• _Provided entries_
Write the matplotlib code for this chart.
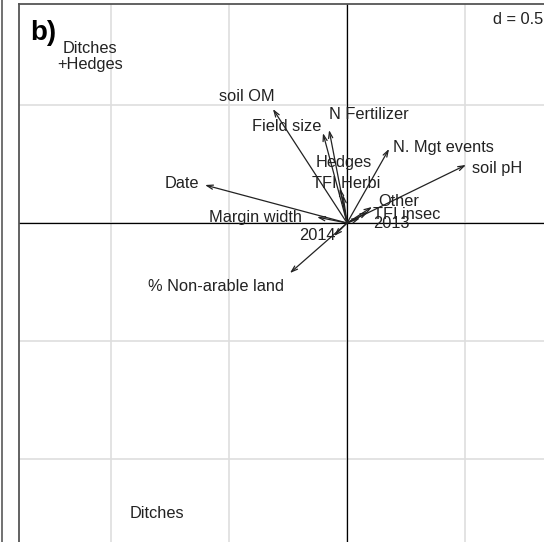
import numpy as np
import matplotlib
matplotlib.use("Agg")
import matplotlib.pyplot as plt
from matplotlib.lines import Line2D

plt.rcParams['font.family'] = ['Liberation Sans', 'DejaVu Sans']

# variable arrows (ordination scores)
labels = ["soil OM", "Field size", "N Fertilizer", "Hedges", "TFI Herbi",
          "N. Mgt events", "soil pH", "Date", "Margin width", "2014",
          "% Non-arable land", "Other", "TFI insec", "2013"]
arrow_x = [-0.314, -0.102, -0.076, -0.030, -0.017, 0.178, 0.504, -0.602,
           -0.127, -0.055, -0.242, 0.106, 0.089, 0.055]
arrow_y = [0.483, 0.381, 0.394, 0.148, 0.119, 0.314, 0.246, 0.161,
           0.025, -0.055, -0.212, 0.068, 0.047, 0.021]
label_x = [-0.424, -0.254, 0.093, -0.013, -0.004, 0.407, 0.636, -0.699,
           -0.386, -0.127, -0.555, 0.220, 0.254, 0.186]
label_y = [0.534, 0.407, 0.458, 0.258, 0.169, 0.322, 0.229, 0.169,
           0.025, -0.051, -0.267, 0.093, 0.038, -0.004]

# group labels
group_labels = ["Ditches\n+Hedges", "Ditches"]
group_x = [-1.089, -0.805]
group_y = [0.704, -1.229]

grid_step = 0.5

W, H = 544, 542
fig = plt.figure(figsize=(W / 100, H / 100), dpi=100)

xlim = (-1.39, 1.0)
ylim = (-1.45, 0.928)
scale = 236.0
left_px, top_px = 19, 4
w_px = (xlim[1] - xlim[0]) * scale
h_px = (ylim[1] - ylim[0]) * scale
ax = fig.add_axes([left_px / W, 1 - (top_px + h_px) / H, w_px / W, h_px / H])

ax.set_xticks(np.arange(-1.5, 1.01, grid_step))
ax.set_yticks(np.arange(-1.5, 1.01, grid_step))
ax.set_xlim(*xlim)
ax.set_ylim(*ylim)
ax.grid(True, color='#dedede', linewidth=1.2)
ax.tick_params(length=0, labelbottom=False, labelleft=False)
ax.set_axisbelow(True)
for s in ['left', 'top']:
    ax.spines[s].set_color('#555555')
    ax.spines[s].set_linewidth(1.3)
for s in ['right', 'bottom']:
    ax.spines[s].set_visible(False)

ax.axhline(0, color='black', linewidth=0.9, zorder=2)
ax.axvline(0, color='black', linewidth=0.9, zorder=2)

fs = 11.8
for lab, ax_, ay_, lx, ly in zip(labels, arrow_x, arrow_y, label_x, label_y):
    ax.annotate("", xy=(ax_, ay_), xytext=(0, 0),
                arrowprops=dict(arrowstyle='->,head_length=0.45,head_width=0.15',
                                color='#222222', lw=0.9, shrinkA=0, shrinkB=0),
                zorder=3)
    ax.text(lx, ly, lab, ha='center', va='center', fontsize=fs,
            color='#222222', zorder=4)

for lab, gx, gy in zip(group_labels, group_x, group_y):
    ax.text(gx, gy, lab, ha='center', va='center', fontsize=fs,
            color='#222222', linespacing=1.1, zorder=4)

fig.text(30 / W, 1 - 33 / H, "b)", fontsize=20, fontweight='bold',
         ha='left', va='center', color='black')
fig.text(543 / W, 1 - 19 / H, "d = 0.5", fontsize=fs, ha='right',
         va='center', color='#222222')

fig.add_artist(Line2D([1.5 / W, 1.5 / W], [0, 1], color='#666666',
                      linewidth=1.3, transform=fig.transFigure))

fig.savefig("out.png", dpi=100)
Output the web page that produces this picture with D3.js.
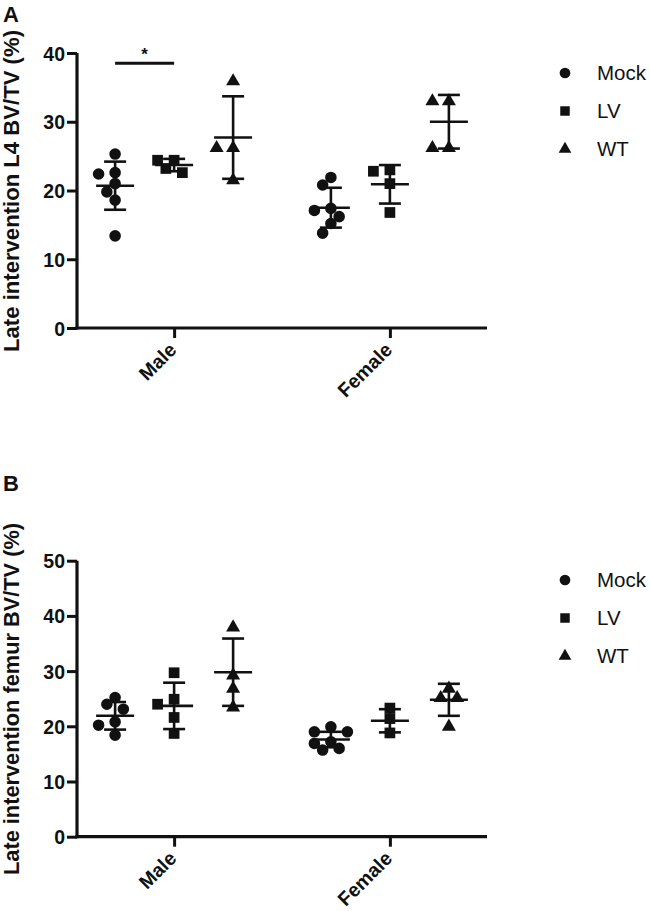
<!DOCTYPE html>
<html>
<head>
<meta charset="utf-8">
<script src="https://cdn.jsdelivr.net/npm/d3@7"></script>
<style>
  html, body { margin: 0; padding: 0; background: #fff; }
  svg { display: block; font-family: "Liberation Sans", Arial, sans-serif; }
</style>
</head>
<body>
<svg id="chart" width="650" height="911"></svg>
<script>
// ---------- data ----------
const sexes = ["Male", "Female"];
const groups = ["Mock", "LV", "WT"];

// Panel A: Late intervention L4 BV/TV (%)
const l4MaleMock   = [25.3, 22.4, 22.6, 21.0, 19.8, 18.6, 13.4];
const l4MaleLV     = [24.4, 24.4, 22.6, 23.2];
const l4MaleWT     = [36.1, 26.4, 26.4, 21.7];
const l4FemaleMock = [21.9, 20.8, 17.1, 17.4, 16.2, 15.2, 13.8];
const l4FemaleLV   = [22.8, 23.0, 21.0, 16.8];
const l4FemaleWT   = [33.2, 33.2, 26.4, 26.4];
const l4Mean = [[20.7, 23.7, 27.7], [17.5, 20.9, 30.0]];
const l4SD   = [[3.5, 0.9, 6.0], [2.9, 2.8, 3.9]];

// Panel B: Late intervention femur BV/TV (%)
const femMaleMock   = [25.2, 24.0, 23.1, 20.8, 20.2, 18.4];
const femMaleLV     = [29.7, 24.9, 24.0, 21.6, 18.7];
const femMaleWT     = [38.2, 29.5, 27.1, 23.7];
const femFemaleMock = [19.9, 19.0, 19.0, 17.2, 16.9, 16.0, 15.7];
const femFemaleLV   = [23.3, 21.4, 18.8];
const femFemaleWT   = [27.1, 25.4, 25.4, 20.2];
const femMean = [[21.9, 23.7, 29.8], [17.6, 21.0, 24.8]];
const femSD   = [[2.5, 4.2, 6.1], [1.4, 2.1, 2.9]];

const ticksA = [0, 10, 20, 30, 40];
const ticksB = [0, 10, 20, 30, 40, 50];
const titleA = "Late intervention L4 BV/TV (%)";
const titleB = "Late intervention femur BV/TV (%)";
const sigA = { from: "Mock", to: "LV", sex: "Male", y: 38.5, label: "*" };

// ---------- drawing ----------
const svg = d3.select("#chart");
const ink = "#111";

function symbolFor(g) {
  return g === "Mock" ? d3.symbolCircle : g === "LV" ? d3.symbolSquare : d3.symbolTriangle;
}
const symSize = { Mock: 105, LV: 115, WT: 85 };

function dodge(values, y, dia) {
  // GraphPad-like scatter: spread overlapping points horizontally
  const order = values.map((v, i) => i).sort((a, b) => values[b] - values[a]);
  const placed = [];
  const out = new Array(values.length);
  const cands = [0, -1, 1, -2, 2, -3, 3];
  order.forEach(i => {
    const py = y(values[i]);
    for (const c of cands) {
      const px = c * dia * 0.75;
      const ok = placed.every(p => Math.hypot(p.x - px, p.y - py) >= dia * 0.95);
      if (ok) { placed.push({ x: px, y: py }); out[i] = px; break; }
    }
    if (out[i] === undefined) { out[i] = 0; placed.push({ x: 0, y: py }); }
  });
  return out;
}

function panel(cfg) {
  const g = svg.append("g");
  const x = d3.scalePoint().domain(sexes).range([77, 487]).padding(0.45);
  const sub = d3.scalePoint().domain(groups).range([-59, 59]);
  const y = d3.scaleLinear().domain([0, cfg.ymax]).range([cfg.y0, cfg.ytop]);

  // y axis
  const ya = g.append("g").attr("transform", "translate(77,0)")
    .call(d3.axisLeft(y).tickValues(cfg.ticks).tickSize(10).tickPadding(2));
  ya.select(".domain").attr("stroke", ink).attr("stroke-width", 3.2)
    .attr("d", `M0,${y(0)+1.5}V${y(cfg.ymax)}`);
  ya.selectAll(".tick line").attr("stroke", ink).attr("stroke-width", 3);
  ya.selectAll(".tick text").attr("fill", ink).attr("font-size", 19.5).attr("font-weight", "bold")
    .attr("font-family", "Liberation Sans, Arial, sans-serif").attr("dy", "0.36em");

  // x axis
  const xa = g.append("g").attr("transform", `translate(0,${cfg.y0})`)
    .call(d3.axisBottom(x).tickSize(10).tickPadding(6));
  xa.select(".domain").attr("stroke", ink).attr("stroke-width", 3.2)
    .attr("d", "M75.5,0H487");
  xa.selectAll(".tick line").attr("stroke", ink).attr("stroke-width", 3);
  xa.selectAll(".tick text").attr("fill", ink).attr("font-size", 19.5).attr("font-weight", "bold")
    .attr("font-family", "Liberation Sans, Arial, sans-serif")
    .attr("text-anchor", "end").attr("dy", null).attr("y", 0)
    .attr("transform", "translate(3,23) rotate(-45)");

  // y title
  g.append("text")
    .attr("transform", `translate(19,${cfg.titleMid}) rotate(-90)`)
    .attr("text-anchor", "middle").attr("font-weight", "bold").attr("font-size", 21.5)
    .attr("fill", ink)
    .attr("textLength", cfg.titleLen).attr("lengthAdjust", "spacingAndGlyphs")
    .text(cfg.title);

  // panel letter
  g.append("text").attr("x", 3).attr("y", cfg.letterY).attr("font-weight", "bold")
    .attr("font-size", 22).attr("fill", ink).text(cfg.letter);

  // data
  sexes.forEach((s, si) => {
    groups.forEach((gr, gi) => {
      const cx = x(s) + sub(gr);
      const vals = cfg.data[si][gi];
      const offs = dodge(vals, y, 11);
      g.append("g").selectAll("path").data(vals).join("path")
        .attr("d", d3.symbol().type(symbolFor(gr)).size(symSize[gr]))
        .attr("transform", (d, i) => `translate(${cx + offs[i]},${y(d) + (gr === "WT" ? 1.5 : 0)})`)
        .attr("fill", ink);
      const m = cfg.mean[si][gi], sd = cfg.sd[si][gi];
      const eb = g.append("g").attr("stroke", ink).attr("stroke-width", 2.6);
      eb.append("line").attr("x1", cx).attr("x2", cx).attr("y1", y(m + sd)).attr("y2", y(m - sd));
      eb.append("line").attr("x1", cx - 19).attr("x2", cx + 19).attr("y1", y(m)).attr("y2", y(m));
      eb.append("line").attr("x1", cx - 11).attr("x2", cx + 11).attr("y1", y(m + sd)).attr("y2", y(m + sd));
      eb.append("line").attr("x1", cx - 11).attr("x2", cx + 11).attr("y1", y(m - sd)).attr("y2", y(m - sd));
    });
  });

  // significance
  if (cfg.sig) {
    const s = cfg.sig;
    const x1 = x(s.sex) + sub(s.from), x2 = x(s.sex) + sub(s.to);
    g.append("line").attr("x1", x1).attr("x2", x2).attr("y1", y(s.y)).attr("y2", y(s.y))
      .attr("stroke", ink).attr("stroke-width", 3);
    g.append("text").attr("x", (x1 + x2) / 2).attr("y", y(s.y) - 3).attr("text-anchor", "middle")
      .attr("font-size", 17).attr("font-weight", "bold").attr("fill", ink).text(s.label);
  }

  // legend
  const lg = g.append("g");
  groups.forEach((gr, i) => {
    const ly = cfg.legendY + i * 38;
    lg.append("path").attr("d", d3.symbol().type(symbolFor(gr)).size(gr === "WT" ? 70 : 90))
      .attr("transform", `translate(565,${ly})`).attr("fill", ink);
    lg.append("text").attr("x", 597).attr("y", ly + 7).attr("font-size", 20.5)
      .attr("fill", ink).text(gr);
  });
}

panel({
  letter: "A", letterY: 22, ymax: 40, y0: 328, ytop: 53, ticks: ticksA,
  title: titleA, titleMid: 191, titleLen: 322, legendY: 73,
  data: [[l4MaleMock, l4MaleLV, l4MaleWT], [l4FemaleMock, l4FemaleLV, l4FemaleWT]],
  mean: l4Mean, sd: l4SD, sig: sigA
});
panel({
  letter: "B", letterY: 491, ymax: 50, y0: 836.7, ytop: 560.7, ticks: ticksB,
  title: titleB, titleMid: 699, titleLen: 352, legendY: 580,
  data: [[femMaleMock, femMaleLV, femMaleWT], [femFemaleMock, femFemaleLV, femFemaleWT]],
  mean: femMean, sd: femSD, sig: null
});
</script>
</body>
</html>
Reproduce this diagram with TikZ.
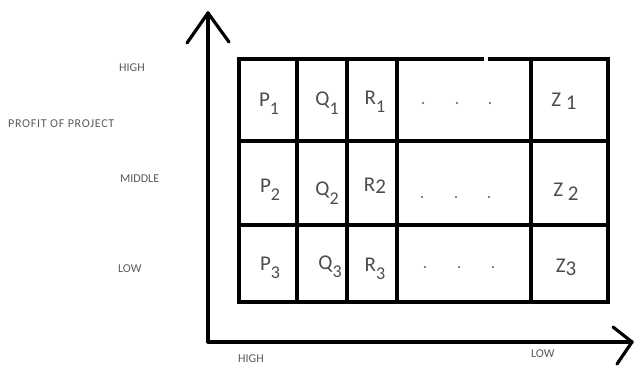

• _Problem details_
Only the lines from the top of the records through the line with "plt.rcParams['font.family'] = ['Liberation" belong in the copy; write them out exactly, leaving out pictures.

• _Complete answer_
Write the matplotlib code for this chart.
import numpy as np
import matplotlib
matplotlib.use("Agg")
import matplotlib.pyplot as plt
from matplotlib.lines import Line2D

plt.rcParams['font.family'] = ['Liberation Sans', 'DejaVu Sans']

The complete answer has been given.